== DATA SEGMENT

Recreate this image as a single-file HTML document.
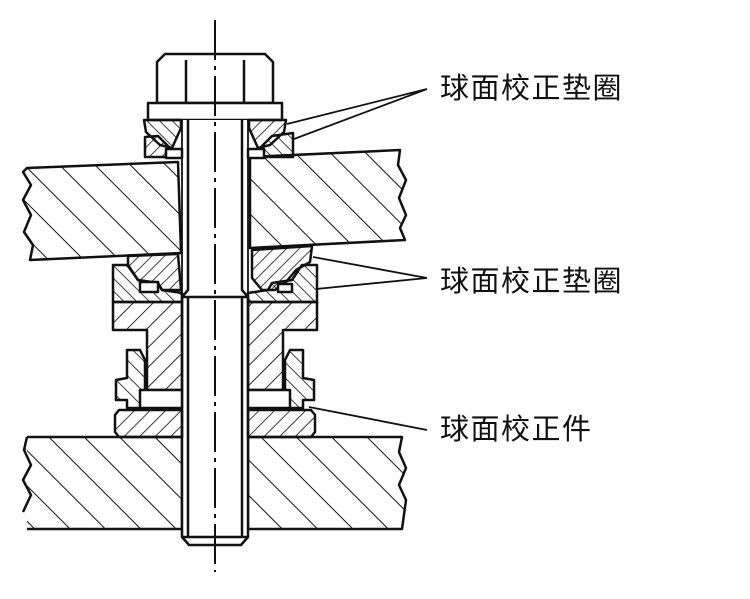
<!DOCTYPE html>
<html><head><meta charset="utf-8"><style>
html,body{margin:0;padding:0;background:#fff;width:750px;height:599px;overflow:hidden}
text{font-family:"Liberation Sans","Noto Sans CJK SC",sans-serif;font-size:29px;letter-spacing:1.5px;fill:#111}
</style></head><body>
<svg width="750" height="599" viewBox="0 0 750 599" xmlns="http://www.w3.org/2000/svg">
<defs>
<pattern id="big" patternUnits="userSpaceOnUse" width="25" height="25" patternTransform="rotate(-45)">
<line x1="0" y1="0" x2="0" y2="25" stroke="#111" stroke-width="2"/></pattern>
<pattern id="sf" patternUnits="userSpaceOnUse" width="9" height="9" patternTransform="rotate(45)">
<line x1="0" y1="0" x2="0" y2="9" stroke="#111" stroke-width="1.6"/></pattern>
<pattern id="sb" patternUnits="userSpaceOnUse" width="9" height="9" patternTransform="rotate(-45)">
<line x1="0" y1="0" x2="0" y2="9" stroke="#111" stroke-width="1.6"/></pattern>
<pattern id="mf" patternUnits="userSpaceOnUse" width="14" height="14" patternTransform="rotate(45)">
<line x1="0" y1="0" x2="0" y2="14" stroke="#111" stroke-width="1.8"/></pattern>
<pattern id="mb" patternUnits="userSpaceOnUse" width="11" height="11" patternTransform="rotate(-45)">
<line x1="0" y1="0" x2="0" y2="11" stroke="#111" stroke-width="1.6"/></pattern>
<pattern id="rf" patternUnits="userSpaceOnUse" width="11" height="11" patternTransform="rotate(45)">
<line x1="0" y1="0" x2="0" y2="11" stroke="#111" stroke-width="1.6"/></pattern>
</defs>
<g stroke="#111" stroke-width="2.5" fill="none" stroke-linejoin="round">
<path d="M27,168 L178,162 L181,253 L30,260 L33,245 L24,232 L31,215 L23,200 L31,185 L23,172 Z" fill="url(#big)"/>
<path d="M250,157 L400,150 L398,165 L406,180 L399,198 L406,215 L400,228 L405,240 L250,248 Z" fill="url(#big)"/>
<path d="M27,437 L182,437 L182,529 L27,529 M27,437 L24,450 L31,465 L23,480 L31,495 L23,512 L27,437 Z" fill="url(#big)" stroke="none"/>
<path d="M27,437 L182,437 L182,529 L27,529 M27,437 L24,450 L31,465 L23,480 L31,495 L23,512"/>
<path d="M248,437 L402,437 L399,452 L406,468 L399,485 L406,500 L402,529 L248,529 Z" fill="url(#big)"/>
<path d="M157,103 V62 L165,54 H265 L273,62 V103 Z" fill="#fff"/>
<path d="M186,60 V103 M244,60 V103"/>
<rect x="148" y="103" width="134" height="17" fill="#fff"/>
<rect x="183" y="120" width="64" height="417" fill="#fff" stroke="none"/>
<path d="M188,120 V290 L182,297 V537 L189,545 H241 L248,537 V297 L242,290 V120"/>
<path d="M188,297 V537 M242,297 V537 M182,297 H248 M182,537 H248"/>
<path d="M182,120 V297 M248,120 V297" stroke-width="1.8"/>
<path d="M144,120 H181 V128 L172,148 L160,145 L146,132 Z" fill="url(#sb)"/>
<path d="M145,137 L158,136 L172,150 V157 H145 Z" fill="url(#sf)"/>
<path d="M166,149 H182 V158 H166 Z" fill="#fff"/>
<path d="M286,120 H249 V128 L258,148 L270,145 L284,132 Z" fill="url(#sf)"/>
<path d="M293,133 L272,136 L258,150 V157 H293 Z" fill="url(#sb)"/>
<path d="M264,149 H248 V158 H264 Z" fill="#fff"/>
<path d="M113,265 L128,265 L138,280 L158,283 L162,290 L182,293 V302 H113 Z" fill="url(#sb)"/>
<path d="M128,256 L178,254 L181,290 L162,290 L158,283 L138,280 L128,266 Z" fill="url(#sf)"/>
<path d="M140,282 H158 V292 H140 Z" fill="#fff"/>
<path d="M317,265 L302,265 L292,280 L272,283 L268,290 L248,293 V302 H317 Z" fill="url(#sb)"/>
<path d="M252,250 L312,246 L310,262 L296,270 L286,282 L275,290 L262,290 L252,278 Z" fill="url(#sf)"/>
<path d="M278,284 H292 V292 H278 Z" fill="#fff"/>
<path d="M113,302 H182 V390 H147 V330 H113 Z" fill="url(#mf)"/>
<path d="M127,350 L140,350 L145,360 V408 H127 V400 L116,400 V380 L127,378 Z" fill="url(#mb)"/>
<path d="M140,390 H182 V408 H140 Z" fill="#fff"/>
<path d="M119,410 H182 V437 H119 L115,432 V415 Z" fill="url(#rf)"/>
<path d="M317,302 H248 V390 H283 V330 H317 Z" fill="url(#mf)"/>
<path d="M303,350 L290,350 L285,360 V408 H303 V400 L314,400 V380 L303,378 Z" fill="url(#mb)"/>
<path d="M290,390 H248 V408 H290 Z" fill="#fff"/>
<path d="M311,410 H248 V437 H311 L315,432 V415 Z" fill="url(#rf)"/>
<path d="M215,20 V572" stroke-width="2" stroke-dasharray="40 6 4 6"/>
<path d="M427,89 L287,124 M427,89 L294,139 M427,278 L313,257 M427,278 L316,289 M427,430 L309,407" stroke-width="1.8"/>
</g>
<text x="440" y="98">球面校正垫圈</text>
<text x="440" y="291">球面校正垫圈</text>
<text x="440" y="439">球面校正件</text>
</svg>
</body></html>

====

__GOAL__. Leaving out the pictures, repeat the data above exactly.

__RESULT OF THE TASK__.
Recreate this image as a single-file HTML document.
<!DOCTYPE html>
<html><head><meta charset="utf-8"><style>
html,body{margin:0;padding:0;background:#fff;width:750px;height:599px;overflow:hidden}
text{font-family:"Liberation Sans","Noto Sans CJK SC",sans-serif;font-size:29px;letter-spacing:1.5px;fill:#111}
</style></head><body>
<svg width="750" height="599" viewBox="0 0 750 599" xmlns="http://www.w3.org/2000/svg">
<defs>
<pattern id="big" patternUnits="userSpaceOnUse" width="25" height="25" patternTransform="rotate(-45)">
<line x1="0" y1="0" x2="0" y2="25" stroke="#111" stroke-width="2"/></pattern>
<pattern id="sf" patternUnits="userSpaceOnUse" width="9" height="9" patternTransform="rotate(45)">
<line x1="0" y1="0" x2="0" y2="9" stroke="#111" stroke-width="1.6"/></pattern>
<pattern id="sb" patternUnits="userSpaceOnUse" width="9" height="9" patternTransform="rotate(-45)">
<line x1="0" y1="0" x2="0" y2="9" stroke="#111" stroke-width="1.6"/></pattern>
<pattern id="mf" patternUnits="userSpaceOnUse" width="14" height="14" patternTransform="rotate(45)">
<line x1="0" y1="0" x2="0" y2="14" stroke="#111" stroke-width="1.8"/></pattern>
<pattern id="mb" patternUnits="userSpaceOnUse" width="11" height="11" patternTransform="rotate(-45)">
<line x1="0" y1="0" x2="0" y2="11" stroke="#111" stroke-width="1.6"/></pattern>
<pattern id="rf" patternUnits="userSpaceOnUse" width="11" height="11" patternTransform="rotate(45)">
<line x1="0" y1="0" x2="0" y2="11" stroke="#111" stroke-width="1.6"/></pattern>
</defs>
<g stroke="#111" stroke-width="2.5" fill="none" stroke-linejoin="round">
<path d="M27,168 L178,162 L181,253 L30,260 L33,245 L24,232 L31,215 L23,200 L31,185 L23,172 Z" fill="url(#big)"/>
<path d="M250,157 L400,150 L398,165 L406,180 L399,198 L406,215 L400,228 L405,240 L250,248 Z" fill="url(#big)"/>
<path d="M27,437 L182,437 L182,529 L27,529 M27,437 L24,450 L31,465 L23,480 L31,495 L23,512 L27,437 Z" fill="url(#big)" stroke="none"/>
<path d="M27,437 L182,437 L182,529 L27,529 M27,437 L24,450 L31,465 L23,480 L31,495 L23,512"/>
<path d="M248,437 L402,437 L399,452 L406,468 L399,485 L406,500 L402,529 L248,529 Z" fill="url(#big)"/>
<path d="M157,103 V62 L165,54 H265 L273,62 V103 Z" fill="#fff"/>
<path d="M186,60 V103 M244,60 V103"/>
<rect x="148" y="103" width="134" height="17" fill="#fff"/>
<rect x="183" y="120" width="64" height="417" fill="#fff" stroke="none"/>
<path d="M188,120 V290 L182,297 V537 L189,545 H241 L248,537 V297 L242,290 V120"/>
<path d="M188,297 V537 M242,297 V537 M182,297 H248 M182,537 H248"/>
<path d="M182,120 V297 M248,120 V297" stroke-width="1.8"/>
<path d="M144,120 H181 V128 L172,148 L160,145 L146,132 Z" fill="url(#sb)"/>
<path d="M145,137 L158,136 L172,150 V157 H145 Z" fill="url(#sf)"/>
<path d="M166,149 H182 V158 H166 Z" fill="#fff"/>
<path d="M286,120 H249 V128 L258,148 L270,145 L284,132 Z" fill="url(#sf)"/>
<path d="M293,133 L272,136 L258,150 V157 H293 Z" fill="url(#sb)"/>
<path d="M264,149 H248 V158 H264 Z" fill="#fff"/>
<path d="M113,265 L128,265 L138,280 L158,283 L162,290 L182,293 V302 H113 Z" fill="url(#sb)"/>
<path d="M128,256 L178,254 L181,290 L162,290 L158,283 L138,280 L128,266 Z" fill="url(#sf)"/>
<path d="M140,282 H158 V292 H140 Z" fill="#fff"/>
<path d="M317,265 L302,265 L292,280 L272,283 L268,290 L248,293 V302 H317 Z" fill="url(#sb)"/>
<path d="M252,250 L312,246 L310,262 L296,270 L286,282 L275,290 L262,290 L252,278 Z" fill="url(#sf)"/>
<path d="M278,284 H292 V292 H278 Z" fill="#fff"/>
<path d="M113,302 H182 V390 H147 V330 H113 Z" fill="url(#mf)"/>
<path d="M127,350 L140,350 L145,360 V408 H127 V400 L116,400 V380 L127,378 Z" fill="url(#mb)"/>
<path d="M140,390 H182 V408 H140 Z" fill="#fff"/>
<path d="M119,410 H182 V437 H119 L115,432 V415 Z" fill="url(#rf)"/>
<path d="M317,302 H248 V390 H283 V330 H317 Z" fill="url(#mf)"/>
<path d="M303,350 L290,350 L285,360 V408 H303 V400 L314,400 V380 L303,378 Z" fill="url(#mb)"/>
<path d="M290,390 H248 V408 H290 Z" fill="#fff"/>
<path d="M311,410 H248 V437 H311 L315,432 V415 Z" fill="url(#rf)"/>
<path d="M215,20 V572" stroke-width="2" stroke-dasharray="40 6 4 6"/>
<path d="M427,89 L287,124 M427,89 L294,139 M427,278 L313,257 M427,278 L316,289 M427,430 L309,407" stroke-width="1.8"/>
</g>
<text x="440" y="98">球面校正垫圈</text>
<text x="440" y="291">球面校正垫圈</text>
<text x="440" y="439">球面校正件</text>
</svg>
</body></html>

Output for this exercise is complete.